Pinellas Residents Pitch in to Help Unpaid Government Workers
CLEARWATER – Local residents have phoned the commander of the U.S. Coast Guard Clearwater station asking to donate cash to help Coast Guard personnel make ends meet.
The Tampa Bay Veterans Alliance has raised more than $3,000 to help support more than 1,100 Coast Guard members in the Clearwater area.
Last week, a local restaurant donated sandwiches and other lunch fare to Transportation Safety Administration workers at St. Pete-Clearwater International Airport who have missed paychecks.
These are just a few of the ways that Clearwater businesses and residents are kicking in to help support unpaid federal workers as the partial government shutdown continues without an end in sight.
“We are getting calls from members of the public offering money, but we cannot take donations like that,” said Chief Warrant Officer Tracey E. Randall, commander of Coast Guard Station Sand Key, last week.
“We are very grateful for the requests, but the proper way to donate to Coast Guard families is to send it through our Mutual Assistance office,” she said. The mutual assistance website, at www.cgmahq.org, says the service needs $150 million to meet each payroll for military and civilian Coast Guard members.
About 420,000 federal workers around the nation, including Coast Guard, TSA officers, and U.S. Customs and Border Patrol are working through the shutdown without pay.
The shutdown is now the longest in history, and has forced Clearwater families, including young Coast Guard members with small children, to choose between buying groceries and paying bills.
Clearwater Mayor George Cretekos last week asked the Greater Regional Chamber of Commerce to ask its business members to not penalize Coast Guard members if they are late with mortgages, car payments, credit cards or other bills.
“Our concern is the same that most Americans would have if they weren’t getting a paycheck, and that is the impact it has on families, especially members of the Coast Guard who live in the Clearwater and Tampa Bay area,” Cretekos said.
Chamber CEO Carol Hague, who worked with the city to support Clearwater Coast Guard units in the past, will ask Chamber businesses to work with Coast Guard families and others hurt by the shutdown.
Darryl Henderson, the Chamber’s vice president of government affairs, sent a letter to members asking them to give “a break” to Coast Guard, TSA personnel and other federal employees who missed paychecks.

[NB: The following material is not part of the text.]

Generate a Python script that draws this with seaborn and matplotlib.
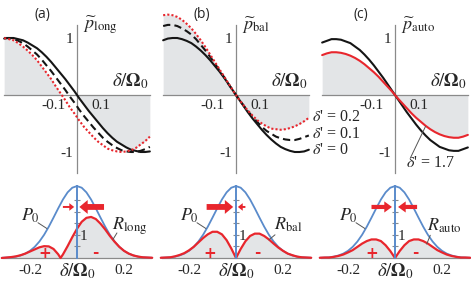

“Not getting that check hits especially hard when the federal employee is deployed away from home when the rent is due,” Henderson wrote. “We ask that you please work with anyone in your area of business who happens to be a federal worker that is not receiving a paycheck this week.”
The city and the Chamber’s concern comes from a special place, Cretekos said. Clearwater is the only city in Florida that has earned the status of a “Coast Guard City USA,” a special relationship that began nearly seven years ago on Jan. 27, 2012. The status recognizes communities nationwide that “go above and beyond in their support of the Coast Guard Family – active duty, reserves, Auxiliarists and all their families,” the Coast Guard Website states.
The Clearwater units of the Coast Guard include Air Station Clearwater at St. Pete-Clearwater International Airport, which runs missions all the way to the Caribbean, small boat station Sand Key, where some 45 active-duty members are responsible for more than 2,000 square miles of nearshore and Gulf of Mexico waters. The third unit is Port Security Unit 307, a reserve unit responsible for port safety.
Coast Guardsmen outside the gates of Coast Guard Station Sand Key, a small boat station, on Thursday said they were on duty, ready to perform their mission helping boaters in distress and other tasks. They said they could not comment without permission from higher ups, but were in good spirits.
Cretekos also urged Clearwater businesses to be understanding with all federal workers who missed their first paycheck of the shutdown last Friday.
“I would like to think if this is the only paycheck that they miss it won’t cause a big hardship,” he said, “but we don’t know what obligations a family might have kept to themselves. We want to make sure that people understand that (financial) circumstances are different with each individual.”
Help for TSA personnel at PIE airport has come in the form of hot meals. The owners of the Country Skillet restaurant, just outside the airport on Roosevelt Boulevard, put together a large tray of food and delivered it to the TSA workers last Wednesday.
Matthew Trizis, who manages the restaurant along with his owner parents, said he has learned to help people from his parents.
“They (TSA officers) come in here a lot and get breakfast and lunch during the week,” Trizis said. “One of the guys gave me a call and said they weren’t getting back pay and asked if we would be willing to help them out in some way.”
So, he and his kitchen put together different sandwiches and wraps, “big, big trays of Greek salads, chef salads, and chips, things like that,” he said. “My father has always been one to help out everyone and everybody,” he said.
A TSA officer at St. Pete-Clearwater Airport said he and his colleagues who screen passengers at PIE are grateful for the food and other support.
“We have no opinion in the politics or the shutdown,” said a TSA officer, who asked not to be identified. “We just want to work and be paid and to ensure the security of air passengers. Local churches have called the TSA office at PIE to offer access to their foodbanks. People have been great.”